**Exercise prompt:** Where a line in the listing below contains the word "this", copy that line.

**Input records:**
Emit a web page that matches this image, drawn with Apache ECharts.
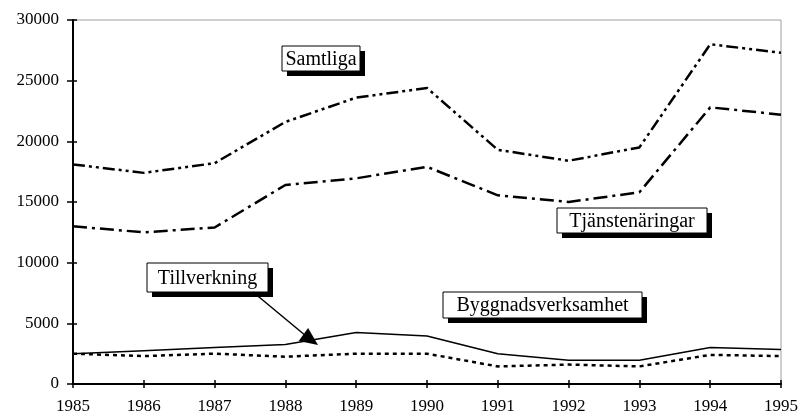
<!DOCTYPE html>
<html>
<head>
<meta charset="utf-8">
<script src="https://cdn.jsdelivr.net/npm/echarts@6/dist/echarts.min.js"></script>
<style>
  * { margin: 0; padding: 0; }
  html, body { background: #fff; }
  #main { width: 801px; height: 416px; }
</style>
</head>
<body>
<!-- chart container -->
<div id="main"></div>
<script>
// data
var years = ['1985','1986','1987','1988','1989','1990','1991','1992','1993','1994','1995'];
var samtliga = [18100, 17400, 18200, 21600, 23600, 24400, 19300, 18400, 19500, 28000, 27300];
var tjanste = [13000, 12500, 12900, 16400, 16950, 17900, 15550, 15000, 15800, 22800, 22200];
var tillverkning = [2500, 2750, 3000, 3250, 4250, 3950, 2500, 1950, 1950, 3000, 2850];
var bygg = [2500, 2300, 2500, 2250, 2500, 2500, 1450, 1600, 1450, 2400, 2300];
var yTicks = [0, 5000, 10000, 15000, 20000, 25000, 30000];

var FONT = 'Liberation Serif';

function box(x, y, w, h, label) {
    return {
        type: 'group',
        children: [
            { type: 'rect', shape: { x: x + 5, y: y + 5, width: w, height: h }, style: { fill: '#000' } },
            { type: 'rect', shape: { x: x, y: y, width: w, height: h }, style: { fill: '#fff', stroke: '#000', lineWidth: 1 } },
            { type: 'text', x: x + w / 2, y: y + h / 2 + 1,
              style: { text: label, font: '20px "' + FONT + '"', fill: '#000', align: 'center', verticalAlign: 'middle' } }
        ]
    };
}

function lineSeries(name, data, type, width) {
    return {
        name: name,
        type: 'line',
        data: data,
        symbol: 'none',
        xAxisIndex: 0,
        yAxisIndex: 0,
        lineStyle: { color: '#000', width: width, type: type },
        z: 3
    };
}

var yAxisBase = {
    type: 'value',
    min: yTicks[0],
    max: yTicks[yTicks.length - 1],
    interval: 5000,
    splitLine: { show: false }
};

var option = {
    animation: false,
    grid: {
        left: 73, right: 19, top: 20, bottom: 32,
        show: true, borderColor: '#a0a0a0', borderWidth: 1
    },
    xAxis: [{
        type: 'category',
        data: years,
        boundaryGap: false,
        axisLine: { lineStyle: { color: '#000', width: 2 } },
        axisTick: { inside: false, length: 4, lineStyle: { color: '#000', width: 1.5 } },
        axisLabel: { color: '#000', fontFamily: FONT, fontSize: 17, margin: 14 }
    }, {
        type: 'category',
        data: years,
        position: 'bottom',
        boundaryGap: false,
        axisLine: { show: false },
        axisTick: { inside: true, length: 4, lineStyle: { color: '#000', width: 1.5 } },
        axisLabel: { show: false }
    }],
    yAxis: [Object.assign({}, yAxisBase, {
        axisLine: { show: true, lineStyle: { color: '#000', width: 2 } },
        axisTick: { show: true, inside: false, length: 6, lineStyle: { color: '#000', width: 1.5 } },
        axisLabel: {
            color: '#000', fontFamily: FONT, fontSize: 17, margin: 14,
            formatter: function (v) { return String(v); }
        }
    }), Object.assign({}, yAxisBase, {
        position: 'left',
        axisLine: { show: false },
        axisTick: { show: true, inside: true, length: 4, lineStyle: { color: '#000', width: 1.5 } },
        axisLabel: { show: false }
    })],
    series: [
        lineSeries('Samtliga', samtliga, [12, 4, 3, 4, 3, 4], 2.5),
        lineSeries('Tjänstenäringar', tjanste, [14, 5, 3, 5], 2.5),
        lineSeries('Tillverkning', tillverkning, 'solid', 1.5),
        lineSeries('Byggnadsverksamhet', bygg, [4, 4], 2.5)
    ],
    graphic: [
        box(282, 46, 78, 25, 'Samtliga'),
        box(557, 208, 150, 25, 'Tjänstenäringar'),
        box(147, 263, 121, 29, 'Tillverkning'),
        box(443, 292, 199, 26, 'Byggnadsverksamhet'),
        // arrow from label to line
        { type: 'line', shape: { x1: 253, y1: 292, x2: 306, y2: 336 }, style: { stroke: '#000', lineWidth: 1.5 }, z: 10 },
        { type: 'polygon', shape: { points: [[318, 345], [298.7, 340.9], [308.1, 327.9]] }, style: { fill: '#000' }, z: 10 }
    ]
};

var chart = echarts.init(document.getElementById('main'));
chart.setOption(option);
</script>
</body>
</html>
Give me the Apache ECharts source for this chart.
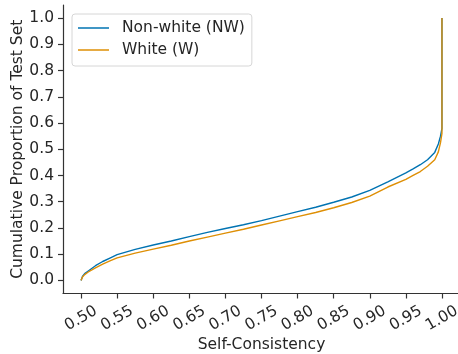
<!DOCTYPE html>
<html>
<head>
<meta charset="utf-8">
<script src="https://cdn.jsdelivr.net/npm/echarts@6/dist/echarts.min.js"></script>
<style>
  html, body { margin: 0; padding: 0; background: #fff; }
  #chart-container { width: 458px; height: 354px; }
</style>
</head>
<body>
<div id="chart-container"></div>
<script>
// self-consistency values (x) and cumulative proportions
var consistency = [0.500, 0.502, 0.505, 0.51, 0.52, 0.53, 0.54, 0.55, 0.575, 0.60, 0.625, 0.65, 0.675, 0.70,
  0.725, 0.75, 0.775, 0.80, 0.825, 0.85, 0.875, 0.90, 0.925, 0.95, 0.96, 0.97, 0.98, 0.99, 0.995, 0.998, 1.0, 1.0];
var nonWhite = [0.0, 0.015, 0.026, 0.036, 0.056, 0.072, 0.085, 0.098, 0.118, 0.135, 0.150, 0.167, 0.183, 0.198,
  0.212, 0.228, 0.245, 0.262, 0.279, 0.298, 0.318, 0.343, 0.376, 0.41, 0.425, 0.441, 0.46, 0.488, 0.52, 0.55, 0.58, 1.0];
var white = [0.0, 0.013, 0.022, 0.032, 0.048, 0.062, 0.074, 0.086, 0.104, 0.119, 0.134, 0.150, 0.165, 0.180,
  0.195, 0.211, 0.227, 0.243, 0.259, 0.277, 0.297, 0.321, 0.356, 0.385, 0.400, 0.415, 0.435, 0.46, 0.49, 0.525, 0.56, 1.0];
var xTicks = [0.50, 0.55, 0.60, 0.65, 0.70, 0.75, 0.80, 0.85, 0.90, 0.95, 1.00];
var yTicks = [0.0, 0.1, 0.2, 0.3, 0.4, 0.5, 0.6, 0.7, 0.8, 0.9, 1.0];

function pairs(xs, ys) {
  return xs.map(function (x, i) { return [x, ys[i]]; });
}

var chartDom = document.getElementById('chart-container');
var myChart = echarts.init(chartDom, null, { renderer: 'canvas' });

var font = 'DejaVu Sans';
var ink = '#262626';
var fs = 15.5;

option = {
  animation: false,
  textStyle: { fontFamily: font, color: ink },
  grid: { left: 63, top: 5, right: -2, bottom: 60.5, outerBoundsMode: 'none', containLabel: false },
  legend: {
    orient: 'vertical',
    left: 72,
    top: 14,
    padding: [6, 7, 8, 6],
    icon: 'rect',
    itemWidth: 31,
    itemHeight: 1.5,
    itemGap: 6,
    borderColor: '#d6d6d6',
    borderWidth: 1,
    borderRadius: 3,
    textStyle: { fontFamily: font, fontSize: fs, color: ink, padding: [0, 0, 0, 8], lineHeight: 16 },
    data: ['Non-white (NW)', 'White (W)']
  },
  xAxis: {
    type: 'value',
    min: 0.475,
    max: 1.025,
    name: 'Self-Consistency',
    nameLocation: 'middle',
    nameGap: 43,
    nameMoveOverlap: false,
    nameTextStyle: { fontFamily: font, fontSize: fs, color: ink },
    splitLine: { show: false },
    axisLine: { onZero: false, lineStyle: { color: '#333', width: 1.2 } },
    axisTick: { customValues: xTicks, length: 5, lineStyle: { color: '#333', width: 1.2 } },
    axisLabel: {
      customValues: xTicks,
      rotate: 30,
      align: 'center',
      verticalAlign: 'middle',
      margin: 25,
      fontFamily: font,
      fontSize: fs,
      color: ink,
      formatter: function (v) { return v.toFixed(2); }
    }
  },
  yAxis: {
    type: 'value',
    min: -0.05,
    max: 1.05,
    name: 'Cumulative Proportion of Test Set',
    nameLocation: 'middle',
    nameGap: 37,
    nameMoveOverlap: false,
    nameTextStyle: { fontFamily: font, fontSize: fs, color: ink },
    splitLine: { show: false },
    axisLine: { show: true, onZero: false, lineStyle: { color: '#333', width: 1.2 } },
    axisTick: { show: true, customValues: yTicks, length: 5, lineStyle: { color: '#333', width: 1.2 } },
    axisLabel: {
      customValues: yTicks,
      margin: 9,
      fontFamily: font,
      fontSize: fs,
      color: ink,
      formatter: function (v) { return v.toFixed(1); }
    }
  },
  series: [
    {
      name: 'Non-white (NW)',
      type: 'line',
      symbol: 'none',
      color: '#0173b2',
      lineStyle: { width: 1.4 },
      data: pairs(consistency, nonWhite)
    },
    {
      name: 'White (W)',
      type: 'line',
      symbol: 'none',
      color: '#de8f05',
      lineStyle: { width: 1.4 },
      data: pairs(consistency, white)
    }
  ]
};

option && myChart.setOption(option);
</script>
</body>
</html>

**Right answer:**
Emit a web page that matches this image, drawn with Apache ECharts.
Give me the Apache ECharts source for this chart.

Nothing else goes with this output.